## Aim of the task
Repeat every record below exactly, leaving out the pictures.

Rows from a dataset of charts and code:
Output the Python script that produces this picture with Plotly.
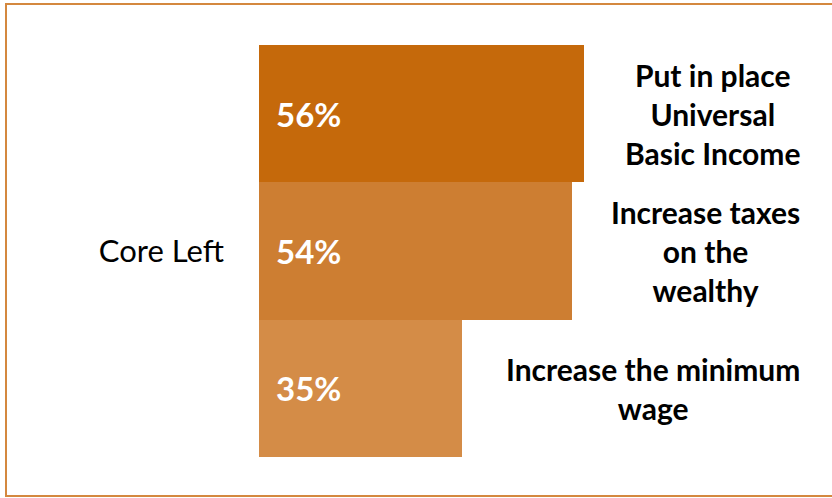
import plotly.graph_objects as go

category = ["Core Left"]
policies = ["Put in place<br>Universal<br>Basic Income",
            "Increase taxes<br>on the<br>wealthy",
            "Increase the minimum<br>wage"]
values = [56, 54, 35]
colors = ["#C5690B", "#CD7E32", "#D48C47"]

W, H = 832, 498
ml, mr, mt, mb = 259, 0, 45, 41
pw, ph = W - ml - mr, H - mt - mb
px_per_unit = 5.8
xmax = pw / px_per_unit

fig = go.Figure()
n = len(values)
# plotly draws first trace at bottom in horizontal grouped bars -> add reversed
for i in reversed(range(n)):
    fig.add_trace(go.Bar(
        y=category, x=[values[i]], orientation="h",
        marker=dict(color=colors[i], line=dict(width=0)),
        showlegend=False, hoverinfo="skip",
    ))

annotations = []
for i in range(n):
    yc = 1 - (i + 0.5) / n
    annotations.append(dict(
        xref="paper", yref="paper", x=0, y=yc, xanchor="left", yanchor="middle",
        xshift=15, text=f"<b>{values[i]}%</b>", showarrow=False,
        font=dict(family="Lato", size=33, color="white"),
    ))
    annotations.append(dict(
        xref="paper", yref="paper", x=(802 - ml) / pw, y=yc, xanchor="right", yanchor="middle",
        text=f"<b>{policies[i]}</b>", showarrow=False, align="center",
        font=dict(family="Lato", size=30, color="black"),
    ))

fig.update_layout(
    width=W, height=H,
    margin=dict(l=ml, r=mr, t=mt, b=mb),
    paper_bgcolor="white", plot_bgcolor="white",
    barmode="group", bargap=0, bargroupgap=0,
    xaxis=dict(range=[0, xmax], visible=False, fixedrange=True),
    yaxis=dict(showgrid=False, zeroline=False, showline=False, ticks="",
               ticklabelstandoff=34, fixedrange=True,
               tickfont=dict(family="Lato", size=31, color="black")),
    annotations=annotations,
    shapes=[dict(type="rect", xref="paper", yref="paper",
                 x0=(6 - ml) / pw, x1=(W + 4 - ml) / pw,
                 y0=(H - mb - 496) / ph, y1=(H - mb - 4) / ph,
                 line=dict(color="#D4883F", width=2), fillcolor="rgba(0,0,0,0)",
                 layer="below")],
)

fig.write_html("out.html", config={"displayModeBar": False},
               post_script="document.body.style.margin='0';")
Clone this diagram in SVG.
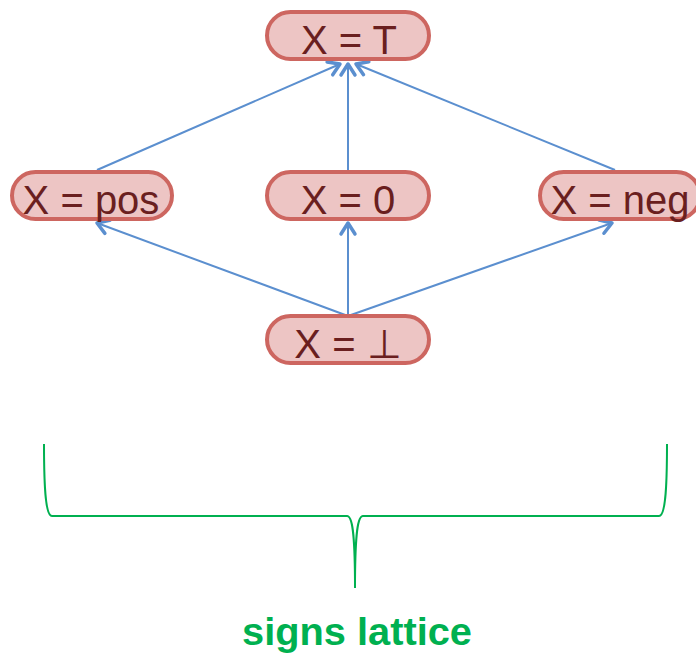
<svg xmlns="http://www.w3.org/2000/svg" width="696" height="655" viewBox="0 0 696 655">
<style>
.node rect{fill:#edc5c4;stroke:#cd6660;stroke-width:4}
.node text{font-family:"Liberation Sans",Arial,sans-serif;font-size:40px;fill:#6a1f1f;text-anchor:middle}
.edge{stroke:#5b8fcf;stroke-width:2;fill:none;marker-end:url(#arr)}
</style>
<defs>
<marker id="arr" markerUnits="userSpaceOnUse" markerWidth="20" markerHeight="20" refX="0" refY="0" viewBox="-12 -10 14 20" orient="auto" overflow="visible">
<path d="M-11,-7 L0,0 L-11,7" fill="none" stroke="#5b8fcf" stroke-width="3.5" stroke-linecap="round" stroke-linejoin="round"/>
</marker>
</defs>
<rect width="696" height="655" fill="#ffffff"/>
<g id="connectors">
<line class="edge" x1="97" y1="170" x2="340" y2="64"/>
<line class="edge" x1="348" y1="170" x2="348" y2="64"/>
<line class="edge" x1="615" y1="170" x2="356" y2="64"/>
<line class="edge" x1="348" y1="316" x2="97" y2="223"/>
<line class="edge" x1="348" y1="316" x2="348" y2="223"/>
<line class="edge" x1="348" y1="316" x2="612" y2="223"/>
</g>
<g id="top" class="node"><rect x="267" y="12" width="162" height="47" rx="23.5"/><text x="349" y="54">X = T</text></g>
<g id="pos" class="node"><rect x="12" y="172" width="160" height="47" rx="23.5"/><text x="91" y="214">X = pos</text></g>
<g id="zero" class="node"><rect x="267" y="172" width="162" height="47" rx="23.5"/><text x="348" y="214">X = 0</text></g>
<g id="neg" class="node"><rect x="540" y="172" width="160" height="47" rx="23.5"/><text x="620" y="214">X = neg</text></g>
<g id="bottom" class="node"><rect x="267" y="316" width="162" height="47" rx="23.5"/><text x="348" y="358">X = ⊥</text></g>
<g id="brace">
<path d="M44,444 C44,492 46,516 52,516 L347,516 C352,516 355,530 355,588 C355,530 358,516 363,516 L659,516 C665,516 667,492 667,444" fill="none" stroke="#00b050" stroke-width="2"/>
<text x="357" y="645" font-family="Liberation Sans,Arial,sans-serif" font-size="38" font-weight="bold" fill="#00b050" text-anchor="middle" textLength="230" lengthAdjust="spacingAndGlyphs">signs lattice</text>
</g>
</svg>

## Reply to the task
Output the Python script that produces this picture with Plotly.
import plotly.graph_objects as go

category = ["Core Left"]
policies = ["Put in place<br>Universal<br>Basic Income",
            "Increase taxes<br>on the<br>wealthy",
            "Increase the minimum<br>wage"]
values = [56, 54, 35]
colors = ["#C5690B", "#CD7E32", "#D48C47"]

W, H = 832, 498
ml, mr, mt, mb = 259, 0, 45, 41
pw, ph = W - ml - mr, H - mt - mb
px_per_unit = 5.8
xmax = pw / px_per_unit

fig = go.Figure()
n = len(values)
# plotly draws first trace at bottom in horizontal grouped bars -> add reversed
for i in reversed(range(n)):
    fig.add_trace(go.Bar(
        y=category, x=[values[i]], orientation="h",
        marker=dict(color=colors[i], line=dict(width=0)),
        showlegend=False, hoverinfo="skip",
    ))

annotations = []
for i in range(n):
    yc = 1 - (i + 0.5) / n
    annotations.append(dict(
        xref="paper", yref="paper", x=0, y=yc, xanchor="left", yanchor="middle",
        xshift=15, text=f"<b>{values[i]}%</b>", showarrow=False,
        font=dict(family="Lato", size=33, color="white"),
    ))
    annotations.append(dict(
        xref="paper", yref="paper", x=(802 - ml) / pw, y=yc, xanchor="right", yanchor="middle",
        text=f"<b>{policies[i]}</b>", showarrow=False, align="center",
        font=dict(family="Lato", size=30, color="black"),
    ))

fig.update_layout(
    width=W, height=H,
    margin=dict(l=ml, r=mr, t=mt, b=mb),
    paper_bgcolor="white", plot_bgcolor="white",
    barmode="group", bargap=0, bargroupgap=0,
    xaxis=dict(range=[0, xmax], visible=False, fixedrange=True),
    yaxis=dict(showgrid=False, zeroline=False, showline=False, ticks="",
               ticklabelstandoff=34, fixedrange=True,
               tickfont=dict(family="Lato", size=31, color="black")),
    annotations=annotations,
    shapes=[dict(type="rect", xref="paper", yref="paper",
                 x0=(6 - ml) / pw, x1=(W + 4 - ml) / pw,
                 y0=(H - mb - 496) / ph, y1=(H - mb - 4) / ph,
                 line=dict(color="#D4883F", width=2), fillcolor="rgba(0,0,0,0)",
                 layer="below")],
)

fig.write_html("out.html", config={"displayModeBar": False},
               post_script="document.body.style.margin='0';")
Clone this diagram in SVG.
<svg xmlns="http://www.w3.org/2000/svg" width="696" height="655" viewBox="0 0 696 655">
<style>
.node rect{fill:#edc5c4;stroke:#cd6660;stroke-width:4}
.node text{font-family:"Liberation Sans",Arial,sans-serif;font-size:40px;fill:#6a1f1f;text-anchor:middle}
.edge{stroke:#5b8fcf;stroke-width:2;fill:none;marker-end:url(#arr)}
</style>
<defs>
<marker id="arr" markerUnits="userSpaceOnUse" markerWidth="20" markerHeight="20" refX="0" refY="0" viewBox="-12 -10 14 20" orient="auto" overflow="visible">
<path d="M-11,-7 L0,0 L-11,7" fill="none" stroke="#5b8fcf" stroke-width="3.5" stroke-linecap="round" stroke-linejoin="round"/>
</marker>
</defs>
<rect width="696" height="655" fill="#ffffff"/>
<g id="connectors">
<line class="edge" x1="97" y1="170" x2="340" y2="64"/>
<line class="edge" x1="348" y1="170" x2="348" y2="64"/>
<line class="edge" x1="615" y1="170" x2="356" y2="64"/>
<line class="edge" x1="348" y1="316" x2="97" y2="223"/>
<line class="edge" x1="348" y1="316" x2="348" y2="223"/>
<line class="edge" x1="348" y1="316" x2="612" y2="223"/>
</g>
<g id="top" class="node"><rect x="267" y="12" width="162" height="47" rx="23.5"/><text x="349" y="54">X = T</text></g>
<g id="pos" class="node"><rect x="12" y="172" width="160" height="47" rx="23.5"/><text x="91" y="214">X = pos</text></g>
<g id="zero" class="node"><rect x="267" y="172" width="162" height="47" rx="23.5"/><text x="348" y="214">X = 0</text></g>
<g id="neg" class="node"><rect x="540" y="172" width="160" height="47" rx="23.5"/><text x="620" y="214">X = neg</text></g>
<g id="bottom" class="node"><rect x="267" y="316" width="162" height="47" rx="23.5"/><text x="348" y="358">X = ⊥</text></g>
<g id="brace">
<path d="M44,444 C44,492 46,516 52,516 L347,516 C352,516 355,530 355,588 C355,530 358,516 363,516 L659,516 C665,516 667,492 667,444" fill="none" stroke="#00b050" stroke-width="2"/>
<text x="357" y="645" font-family="Liberation Sans,Arial,sans-serif" font-size="38" font-weight="bold" fill="#00b050" text-anchor="middle" textLength="230" lengthAdjust="spacingAndGlyphs">signs lattice</text>
</g>
</svg>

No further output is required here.